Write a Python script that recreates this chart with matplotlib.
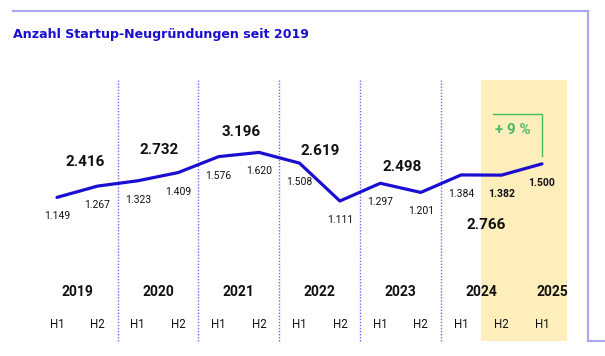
import matplotlib.pyplot as plt
from matplotlib.lines import Line2D

plt.rcParams['font.family'] = ['Roboto', 'DejaVu Sans']

# Daten: Startup-Neugründungen je Halbjahr
halbjahre = ['H1', 'H2', 'H1', 'H2', 'H1', 'H2', 'H1', 'H2', 'H1', 'H2', 'H1', 'H2', 'H1']
werte = [1149, 1267, 1323, 1409, 1576, 1620, 1508, 1111, 1297, 1201, 1384, 1382, 1500]
wert_labels = ['1.149', '1.267', '1.323', '1.409', '1.576', '1.620', '1.508',
               '1.111', '1.297', '1.201', '1.384', '1.382', '1.500']
jahre = ['2019', '2020', '2021', '2022', '2023', '2024', '2025']
jahr_summen = ['2.416', '2.732', '3.196', '2.619', '2.498', '2.766']
plus_text = '+ 9 %'

# Layout (Datenkoordinaten für die Jahressummen)
summe_x = [0.69, 2.52, 4.55, 6.51, 8.54, 10.61]
summe_y = [1519, 1645, 1834, 1635, 1467, 860]
jahr_x = [0.5, 2.5, 4.5, 6.5, 8.5, 10.5, 12.27]

blau = '#1a0fd0'
gruen = '#4cb96a'
rahmen = '#aaa6f5'

fig = plt.figure(figsize=(6.05, 3.56), dpi=100)
ax = fig.add_axes([0, 0, 1, 1])
ax.set_xlim(-1.41, 13.56)
ax.set_ylim(-512, 3216)
ax.axis('off')

x = list(range(len(werte)))

# gelber Bereich für 2024 H2 / 2025 H1
ax.axvspan(10.5, 12.62, ymin=0.042, ymax=0.775, color='#fdeebb', lw=0, zorder=0)

# gepunktete Trennlinien zwischen den Jahren
for xs in [1.5, 3.5, 5.5, 7.5, 9.5]:
    ax.axvline(xs, ymin=0.042, ymax=0.775, color='#6b6bff', lw=1, ls=(0, (1, 1.2)), zorder=1)

ax.plot(x, werte, color=blau, lw=2.3, solid_capstyle='round', zorder=3)

for i, (v, lab) in enumerate(zip(werte, wert_labels)):
    bold = i >= 11
    ax.annotate(lab, (i, v), xytext=(0, -13.7), textcoords='offset points',
                ha='center', va='center', fontsize=7.5,
                fontweight='bold' if bold else 'normal', color='#111111')

for sx, sy, s in zip(summe_x, summe_y, jahr_summen):
    ax.text(sx, sy, s, ha='center', va='center', fontsize=11, fontweight='bold', color='#111111')

tr = ax.get_xaxis_transform()
for jx, j in zip(jahr_x, jahre):
    ax.text(jx, 1 - 292 / 356, j, transform=tr, ha='center', va='center',
            fontsize=10, fontweight='bold', color='#111111')
for i, h in enumerate(halbjahre):
    ax.text(i, 1 - 324 / 356, h, transform=tr, ha='center', va='center',
            fontsize=8.3, color='#111111')

# +9 % Klammer
ax.plot([10.79, 12, 12], [2022, 2022, 1582], color=gruen, lw=1.0, zorder=2)
ax.text(11.28, 1855, plus_text, ha='center', va='center', fontsize=11,
        fontweight='bold', color=gruen)

# Rahmen
fig.add_artist(Line2D([13 / 605, 588 / 605], [1 - 11 / 356, 1 - 11 / 356], color=rahmen, lw=1.5))
fig.add_artist(Line2D([588 / 605, 588 / 605], [1 - 11 / 356, 1 - 341 / 356], color=rahmen, lw=1.5))
fig.add_artist(Line2D([588 / 605, 1], [1 - 341 / 356, 1 - 341 / 356], color=rahmen, lw=1.5))

fig.text(13 / 605, 1 - 38 / 356, 'Anzahl Startup-Neugründungen seit 2019', ha='left', va='baseline',
         fontsize=9.1, fontweight='bold', color=blau, family='DejaVu Sans')

fig.savefig('out.png', dpi=100)
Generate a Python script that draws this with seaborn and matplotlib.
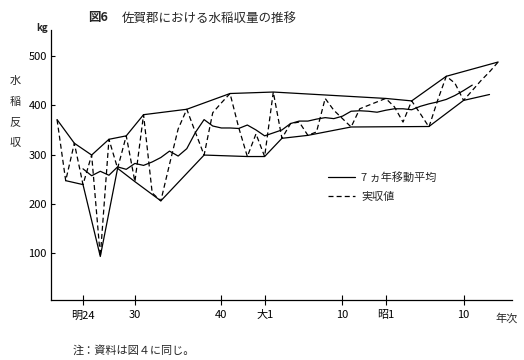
import pandas as pd
import seaborn as sns
import matplotlib.pyplot as plt
from matplotlib.transforms import blended_transform_factory

# 実収値 (kg/反), 1888-1939
years = list(range(1888, 1940))
actual = [371, 247, 323, 239, 299, 93, 331, 272, 338, 245,
          381, 222, 206, 280, 352, 392, 345, 299, 385, 405,
          424, 355, 296, 342, 296, 427, 333, 363, 366, 339,
          346, 414, 390, 373, 356, 393, 400, 407, 414, 397,
          366, 409, 383, 356, 410, 459, 445, 410, 430, 450,
          468, 488]

# 7ヵ年移動平均, 1891-1936
ma_years = list(range(1891, 1937))
ma = [271, 257, 266, 258, 275, 270, 282, 278, 285, 294,
      307, 297, 312, 345, 371, 358, 354, 354, 353, 360,
      350, 338, 344, 350, 363, 368, 368, 372, 375, 373,
      378, 388, 389, 388, 386, 390, 393, 393, 391, 398,
      403, 407, 412, 420, 430, 441]

# upper / lower envelope lines
up_years = [1888, 1890, 1892, 1894, 1896, 1898, 1903, 1908, 1913, 1926, 1929, 1933, 1939]
up_vals = [371, 323, 299, 331, 338, 381, 392, 424, 427, 414, 409, 459, 488]
lo_years = [1889, 1891, 1893, 1895, 1897, 1900, 1905, 1910, 1912, 1914, 1917, 1922, 1931, 1935, 1938]
lo_vals = [247, 239, 93, 272, 245, 206, 299, 296, 296, 333, 339, 356, 357, 410, 422]

tick_years = [1891, 1897, 1907, 1912, 1921, 1926, 1935]
tick_labels = ['明24', '30', '40', '大1', '10', '昭1', '10']
y_ticks = [100, 200, 300, 400, 500]

df_actual = pd.DataFrame({'year': years, 'value': actual})
df_ma = pd.DataFrame({'year': ma_years, 'value': ma})
df_up = pd.DataFrame({'year': up_years, 'value': up_vals})
df_lo = pd.DataFrame({'year': lo_years, 'value': lo_vals})

sns.set_style('white')
plt.rcParams['font.family'] = ['Noto Sans CJK JP', 'DejaVu Sans']

fig = plt.figure(figsize=(5.24, 3.6), dpi=100)
ax = fig.add_axes([51 / 524, 1 - 300 / 360, 461 / 524, 270 / 360])

lw = 0.9
sns.lineplot(data=df_up, x='year', y='value', ax=ax, color='black', linewidth=lw)
sns.lineplot(data=df_lo, x='year', y='value', ax=ax, color='black', linewidth=lw)
sns.lineplot(data=df_ma, x='year', y='value', ax=ax, color='black', linewidth=lw,
             label='7 ヵ年移動平均')
sns.lineplot(data=df_actual, x='year', y='value', ax=ax, color='black', linewidth=lw,
             linestyle=(0, (4, 2.5)), label='実収値')

ax.set_xlim(1887.3, 1940.6)
ax.set_ylim(4.6, 553)
ax.set_xlabel('')
ax.set_ylabel('')
ax.set_xticks(tick_years, tick_labels)
ax.set_yticks(y_ticks)
ax.tick_params(axis='x', bottom=True, direction='inout', length=7, width=0.8, pad=4,
               labelsize=8, colors='black')
ax.tick_params(axis='y', left=True, direction='in', length=3, width=0.8, pad=3,
               labelsize=8, colors='black')
for s in ['top', 'right']:
    ax.spines[s].set_visible(False)
for s in ['left', 'bottom']:
    ax.spines[s].set_color('black')
    ax.spines[s].set_linewidth(0.9)

trans = blended_transform_factory(ax.transData, fig.transFigure)
ax.text(1940.0, 1 - 318 / 360, '年次', transform=trans, ha='center', va='center', fontsize=8)

ax.legend(loc='upper left', bbox_to_anchor=(328 / 524, 1 - 172 / 360), bbox_transform=fig.transFigure,
          frameon=False, borderpad=0, borderaxespad=0, fontsize=8, handlelength=2.4,
          handletextpad=0.6, labelspacing=0.85)

fig.text(88 / 524, 1 - 18 / 360, '図6', fontsize=9, fontweight='bold', va='center', ha='left')
fig.text(122 / 524, 1 - 18 / 360, '佐賀郡における水稲収量の推移', fontsize=9, va='center', ha='left')
fig.text(42 / 524, 1 - 28 / 360, 'kg', fontsize=7, fontweight='bold', va='center', ha='center')
fig.text(15 / 524, 1 - 112 / 360, '水\n稲\n反\n収', fontsize=8, va='center', ha='center', linespacing=2.3)
fig.text(73 / 524, 1 - 350 / 360, '注：資料は図４に同じ。', fontsize=8, va='center', ha='left')

fig.savefig('out.png', dpi=100)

+ + +

# Written task
Reproduce only the lines running from the beginning of the entries above to the line holding "lw=2.3, solid_capstyle='round', zorder=3)", inclusive. Pictures stay out of the copy.

# Solved problem
Write a Python script that recreates this chart with matplotlib.
import matplotlib.pyplot as plt
from matplotlib.lines import Line2D

plt.rcParams['font.family'] = ['Roboto', 'DejaVu Sans']

# Daten: Startup-Neugründungen je Halbjahr
halbjahre = ['H1', 'H2', 'H1', 'H2', 'H1', 'H2', 'H1', 'H2', 'H1', 'H2', 'H1', 'H2', 'H1']
werte = [1149, 1267, 1323, 1409, 1576, 1620, 1508, 1111, 1297, 1201, 1384, 1382, 1500]
wert_labels = ['1.149', '1.267', '1.323', '1.409', '1.576', '1.620', '1.508',
               '1.111', '1.297', '1.201', '1.384', '1.382', '1.500']
jahre = ['2019', '2020', '2021', '2022', '2023', '2024', '2025']
jahr_summen = ['2.416', '2.732', '3.196', '2.619', '2.498', '2.766']
plus_text = '+ 9 %'

# Layout (Datenkoordinaten für die Jahressummen)
summe_x = [0.69, 2.52, 4.55, 6.51, 8.54, 10.61]
summe_y = [1519, 1645, 1834, 1635, 1467, 860]
jahr_x = [0.5, 2.5, 4.5, 6.5, 8.5, 10.5, 12.27]

blau = '#1a0fd0'
gruen = '#4cb96a'
rahmen = '#aaa6f5'

fig = plt.figure(figsize=(6.05, 3.56), dpi=100)
ax = fig.add_axes([0, 0, 1, 1])
ax.set_xlim(-1.41, 13.56)
ax.set_ylim(-512, 3216)
ax.axis('off')

x = list(range(len(werte)))

# gelber Bereich für 2024 H2 / 2025 H1
ax.axvspan(10.5, 12.62, ymin=0.042, ymax=0.775, color='#fdeebb', lw=0, zorder=0)

# gepunktete Trennlinien zwischen den Jahren
for xs in [1.5, 3.5, 5.5, 7.5, 9.5]:
    ax.axvline(xs, ymin=0.042, ymax=0.775, color='#6b6bff', lw=1, ls=(0, (1, 1.2)), zorder=1)

ax.plot(x, werte, color=blau, lw=2.3, solid_capstyle='round', zorder=3)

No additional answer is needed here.